Le rôle de Jean-Jacques Brot

L’ancien haussaire, gaulliste revendiqué, ne voulait pas être « le complice du largage de la Calédonie par l’Etat ». Sa forte implication dans ce dossier serait aussi une des raisons de ses heurts avec Gilbert Tyuienon, alors vice-président UC du gouvernement. Finalement, Jean-Marc Ayrault s’est laissé convaincre et a plaidé pour une application des textes conforme à l’usage qui avait prévalu jusqu’alors. De leur côté, dès octobre 2013, par la voix de Roch Wamytan, les indépendantistes avaient demandé à l’ONU de venir voir comment étaient menées les révisions électorales. Les commissions de révision des listes, composées d’un magistrat, d’un représentant de l’Etat et du maire et de deux électeurs représentant les deux blocs, ont largement rejeté les demandes de radiation. La justice n’a fait que confirmer ces options. Mais à l’UC, la défiance est restée profonde envers l’Etat. En juin dernier, à l’ONU, Roch Wamytan a accusé la France d’avoir « tracé une ligne rouge de l’indépendance interdite ».

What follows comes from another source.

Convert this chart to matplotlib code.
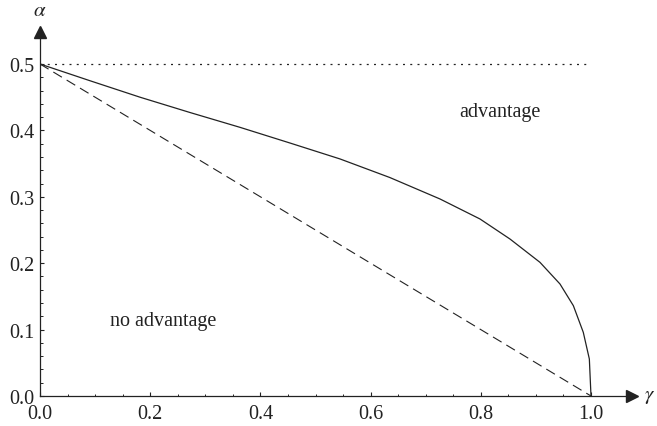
import numpy as np
import matplotlib
matplotlib.use('Agg')
from matplotlib import pyplot as plt
from matplotlib.ticker import FixedLocator

# values
gamma_curve = [0.0, 0.0907, 0.1815, 0.272, 0.363, 0.4537, 0.5445, 0.635,
               0.726, 0.7985, 0.853, 0.9074, 0.9437, 0.968, 0.986, 0.997, 1.0]
alpha_curve = [0.5, 0.4748, 0.450, 0.427, 0.4046, 0.381, 0.357, 0.329,
               0.2967, 0.2666, 0.2364, 0.2013, 0.1687, 0.136, 0.0959, 0.0557, 0.0]
gamma_dash = [0.0, 1.0]
alpha_dash = [0.5, 0.0]
gamma_dot = [0.0, 1.0]
alpha_dot = [0.5, 0.5]

x_ticks = [0.0, 0.2, 0.4, 0.6, 0.8, 1.0]
y_ticks = [0.0, 0.1, 0.2, 0.3, 0.4, 0.5]

ink = '#222222'
plt.rcParams['font.family'] = ['Liberation Serif', 'DejaVu Serif']
plt.rcParams['mathtext.fontset'] = 'stix'

fig = plt.figure(figsize=(6.57, 4.27), dpi=100)
ax = fig.add_axes([40 / 657, 30 / 427, 592 / 657, 364 / 427])

ax.plot(gamma_curve, alpha_curve, color=ink, lw=0.9)
ax.plot(gamma_dash, alpha_dash, color=ink, lw=0.8, linestyle=(0, (9, 5)))
ax.plot(gamma_dot, alpha_dot, color=ink, lw=0.9, linestyle=(0, (1.6, 4.2)))

ax.set_xlim(0, 592 / 551)
ax.set_ylim(0, 364 / 664)

for side in ['top', 'right']:
    ax.spines[side].set_visible(False)
for side in ['left', 'bottom']:
    ax.spines[side].set_color(ink)
    ax.spines[side].set_linewidth(0.9)

# arrow heads at the axis ends
ax.plot(1, 0, '>', color=ink, ms=9, transform=ax.get_yaxis_transform(), clip_on=False)
ax.plot(0, 1, '^', color=ink, ms=9, transform=ax.get_xaxis_transform(), clip_on=False)

ax.set_xticks(x_ticks)
ax.set_yticks(y_ticks)
ax.set_xticklabels(['%.1f' % t for t in x_ticks])
ax.set_yticklabels(['%.1f' % t for t in y_ticks])
ax.xaxis.set_minor_locator(FixedLocator(
    [t for t in np.arange(0.05, 1.0, 0.05) if abs(t / 0.2 - round(t / 0.2)) > 1e-6]))
ax.yaxis.set_minor_locator(FixedLocator(
    [t for t in np.arange(0.02, 0.5, 0.02) if abs(t / 0.1 - round(t / 0.1)) > 1e-6]))
ax.tick_params(which='major', direction='in', length=3.2, width=0.8, color=ink,
               labelsize=14.5, labelcolor=ink)
ax.tick_params(axis='x', which='major', pad=6)
ax.tick_params(axis='y', which='major', pad=4)
ax.tick_params(which='minor', direction='in', length=1.8, width=0.7, color=ink)

ax.text(0.835, 0.428, 'advantage', ha='center', va='center', fontsize=14.5, color=ink)
ax.text(0.223, 0.113, 'no advantage', ha='center', va='center', fontsize=14.5, color=ink)

fig.text(40 / 657, 1 - 12 / 427, r'$\alpha$', ha='center', va='center', fontsize=15, color=ink)
fig.text(650 / 657, 30 / 427, r'$\gamma$', ha='center', va='center', fontsize=15, color=ink)

fig.savefig('out.png', dpi=100)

Une mission dans dix jours
La mission d’écoute et de conseil décidée par le Premier ministre, Manuel Valls, devrait arriver le vendredi 19 septembre et repartir le lundi 22, soit un peu plus d’une semaine avant le Comité des signataires prévu les vendredi 3 et samedi 4 octobre. Cette mission sera conduite par Alain Christnacht et Jean-François Merle. Le Rump a d’ores et déjà fait savoir que si sa composition ne changeait pas, il ne rencontrerait pas la mission.

Pas de réinscription
Le seul consensus qui s’est dégagé entre les partis politiques présents autour du haut-commissaire, c’est la réticence, voire le refus d’une démarche générale de réinscription de l’ensemble des personnes remplissant les conditions pour participer au référendum. A la fois pour des raisons pratiques, symbolique, mais aussi politiques. Il y aurait forcément des « pertes en ligne », d’un côté comme de l’autre.